[BEGIN GIVEN MATERIAL]
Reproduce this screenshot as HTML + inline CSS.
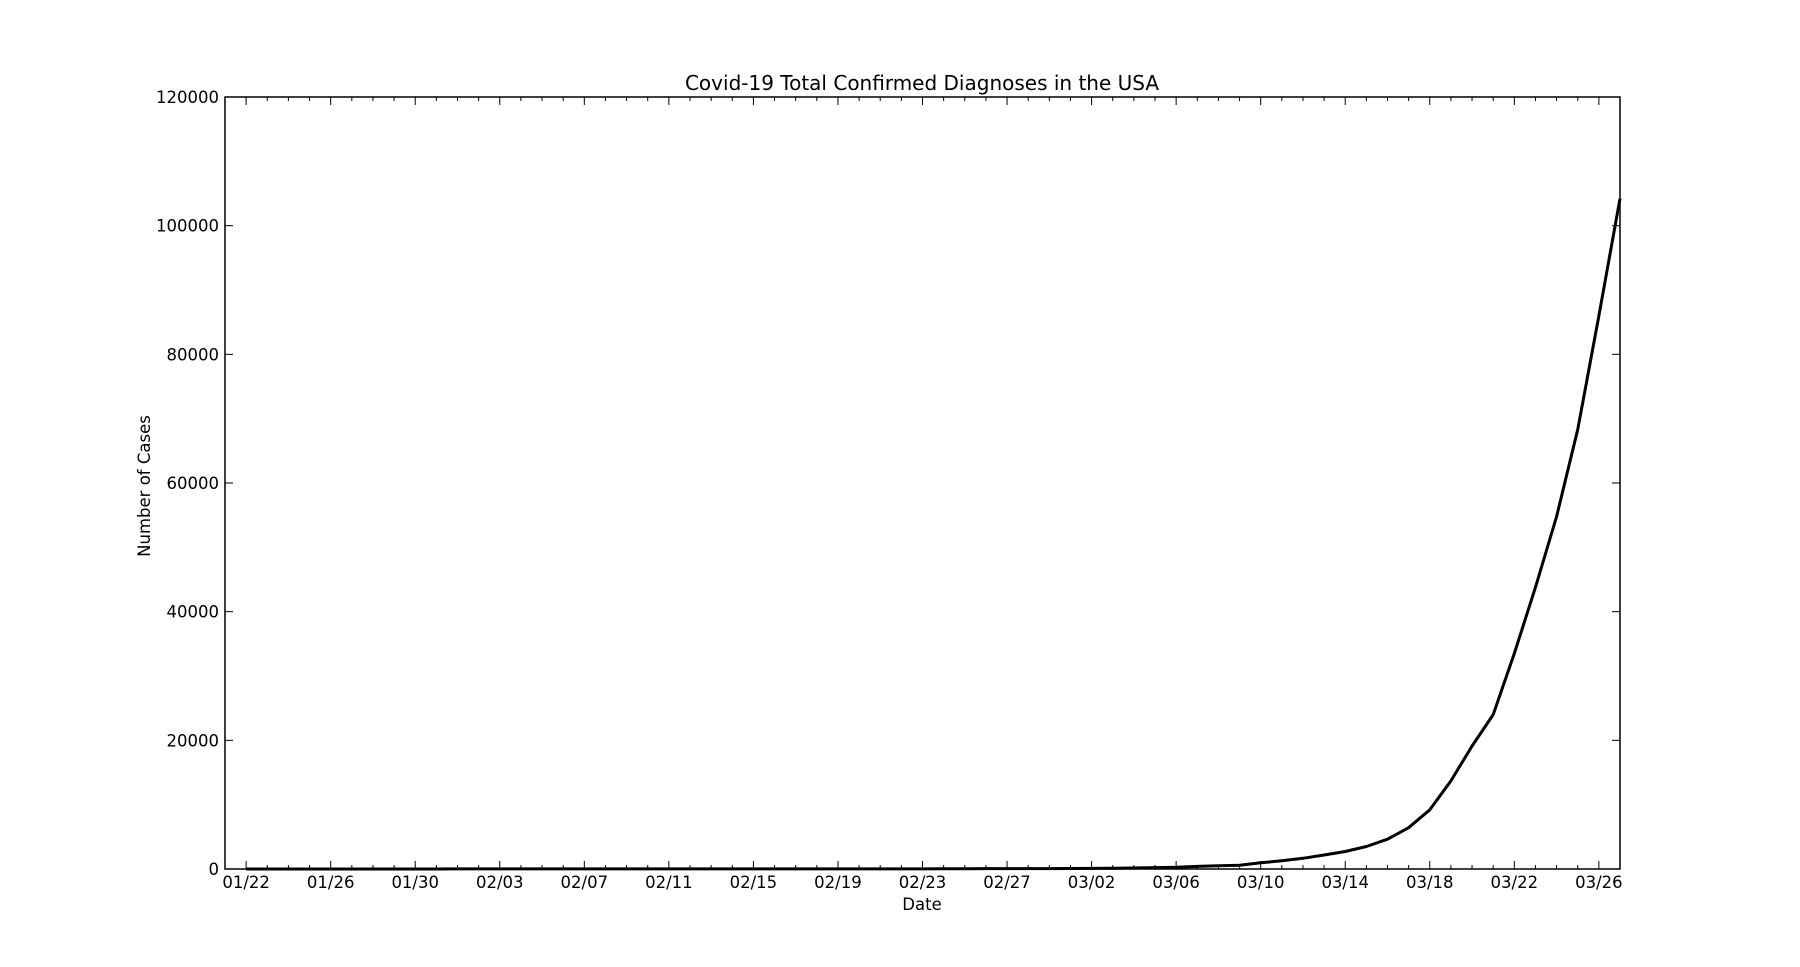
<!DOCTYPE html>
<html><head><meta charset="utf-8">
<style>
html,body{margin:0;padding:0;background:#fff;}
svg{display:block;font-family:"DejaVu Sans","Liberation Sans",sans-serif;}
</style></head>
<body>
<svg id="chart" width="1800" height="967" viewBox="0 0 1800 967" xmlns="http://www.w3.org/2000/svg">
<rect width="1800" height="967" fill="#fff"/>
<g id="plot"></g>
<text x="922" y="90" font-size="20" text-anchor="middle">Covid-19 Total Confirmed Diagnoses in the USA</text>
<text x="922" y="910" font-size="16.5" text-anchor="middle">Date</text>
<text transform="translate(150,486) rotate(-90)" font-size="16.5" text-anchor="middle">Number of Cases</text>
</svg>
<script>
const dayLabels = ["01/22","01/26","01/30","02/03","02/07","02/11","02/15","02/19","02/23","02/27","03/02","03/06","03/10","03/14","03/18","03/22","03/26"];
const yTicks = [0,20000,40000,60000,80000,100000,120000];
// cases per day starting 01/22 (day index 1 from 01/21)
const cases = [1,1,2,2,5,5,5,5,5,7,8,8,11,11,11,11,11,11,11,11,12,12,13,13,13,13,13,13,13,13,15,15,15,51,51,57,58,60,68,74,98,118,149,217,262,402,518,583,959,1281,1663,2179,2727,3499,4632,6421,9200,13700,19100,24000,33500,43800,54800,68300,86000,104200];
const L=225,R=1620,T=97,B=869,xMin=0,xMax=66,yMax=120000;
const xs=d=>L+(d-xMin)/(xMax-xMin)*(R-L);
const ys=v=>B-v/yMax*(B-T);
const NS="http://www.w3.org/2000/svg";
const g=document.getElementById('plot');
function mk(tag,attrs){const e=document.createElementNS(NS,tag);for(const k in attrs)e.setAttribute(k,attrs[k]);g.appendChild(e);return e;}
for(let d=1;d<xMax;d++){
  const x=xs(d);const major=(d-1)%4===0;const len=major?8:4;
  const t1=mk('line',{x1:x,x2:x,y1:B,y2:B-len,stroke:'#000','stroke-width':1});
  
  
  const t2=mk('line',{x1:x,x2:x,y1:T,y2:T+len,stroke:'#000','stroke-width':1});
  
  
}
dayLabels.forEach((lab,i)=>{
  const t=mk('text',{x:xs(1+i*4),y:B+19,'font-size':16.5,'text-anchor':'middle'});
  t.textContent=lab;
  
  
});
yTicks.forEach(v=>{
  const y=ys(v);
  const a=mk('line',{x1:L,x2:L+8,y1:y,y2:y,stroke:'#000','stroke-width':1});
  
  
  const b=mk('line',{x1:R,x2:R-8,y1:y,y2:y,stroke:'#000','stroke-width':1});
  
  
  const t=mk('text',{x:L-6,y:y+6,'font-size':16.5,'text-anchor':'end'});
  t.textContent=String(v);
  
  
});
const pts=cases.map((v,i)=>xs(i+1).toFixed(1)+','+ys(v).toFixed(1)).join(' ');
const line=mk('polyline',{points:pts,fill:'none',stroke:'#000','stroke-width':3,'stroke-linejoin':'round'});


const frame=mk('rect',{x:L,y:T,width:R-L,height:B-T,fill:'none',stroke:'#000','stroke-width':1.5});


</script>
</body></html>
[END GIVEN MATERIAL]
> **WORK TO DO**:
Write out the listing above again, exactly, but with no pictures in the copy.

> **FINISHED TASK**:
Reproduce this screenshot as HTML + inline CSS.
<!DOCTYPE html>
<html><head><meta charset="utf-8">
<style>
html,body{margin:0;padding:0;background:#fff;}
svg{display:block;font-family:"DejaVu Sans","Liberation Sans",sans-serif;}
</style></head>
<body>
<svg id="chart" width="1800" height="967" viewBox="0 0 1800 967" xmlns="http://www.w3.org/2000/svg">
<rect width="1800" height="967" fill="#fff"/>
<g id="plot"></g>
<text x="922" y="90" font-size="20" text-anchor="middle">Covid-19 Total Confirmed Diagnoses in the USA</text>
<text x="922" y="910" font-size="16.5" text-anchor="middle">Date</text>
<text transform="translate(150,486) rotate(-90)" font-size="16.5" text-anchor="middle">Number of Cases</text>
</svg>
<script>
const dayLabels = ["01/22","01/26","01/30","02/03","02/07","02/11","02/15","02/19","02/23","02/27","03/02","03/06","03/10","03/14","03/18","03/22","03/26"];
const yTicks = [0,20000,40000,60000,80000,100000,120000];
// cases per day starting 01/22 (day index 1 from 01/21)
const cases = [1,1,2,2,5,5,5,5,5,7,8,8,11,11,11,11,11,11,11,11,12,12,13,13,13,13,13,13,13,13,15,15,15,51,51,57,58,60,68,74,98,118,149,217,262,402,518,583,959,1281,1663,2179,2727,3499,4632,6421,9200,13700,19100,24000,33500,43800,54800,68300,86000,104200];
const L=225,R=1620,T=97,B=869,xMin=0,xMax=66,yMax=120000;
const xs=d=>L+(d-xMin)/(xMax-xMin)*(R-L);
const ys=v=>B-v/yMax*(B-T);
const NS="http://www.w3.org/2000/svg";
const g=document.getElementById('plot');
function mk(tag,attrs){const e=document.createElementNS(NS,tag);for(const k in attrs)e.setAttribute(k,attrs[k]);g.appendChild(e);return e;}
for(let d=1;d<xMax;d++){
  const x=xs(d);const major=(d-1)%4===0;const len=major?8:4;
  const t1=mk('line',{x1:x,x2:x,y1:B,y2:B-len,stroke:'#000','stroke-width':1});
  
  
  const t2=mk('line',{x1:x,x2:x,y1:T,y2:T+len,stroke:'#000','stroke-width':1});
  
  
}
dayLabels.forEach((lab,i)=>{
  const t=mk('text',{x:xs(1+i*4),y:B+19,'font-size':16.5,'text-anchor':'middle'});
  t.textContent=lab;
  
  
});
yTicks.forEach(v=>{
  const y=ys(v);
  const a=mk('line',{x1:L,x2:L+8,y1:y,y2:y,stroke:'#000','stroke-width':1});
  
  
  const b=mk('line',{x1:R,x2:R-8,y1:y,y2:y,stroke:'#000','stroke-width':1});
  
  
  const t=mk('text',{x:L-6,y:y+6,'font-size':16.5,'text-anchor':'end'});
  t.textContent=String(v);
  
  
});
const pts=cases.map((v,i)=>xs(i+1).toFixed(1)+','+ys(v).toFixed(1)).join(' ');
const line=mk('polyline',{points:pts,fill:'none',stroke:'#000','stroke-width':3,'stroke-linejoin':'round'});


const frame=mk('rect',{x:L,y:T,width:R-L,height:B-T,fill:'none',stroke:'#000','stroke-width':1.5});


</script>
</body></html>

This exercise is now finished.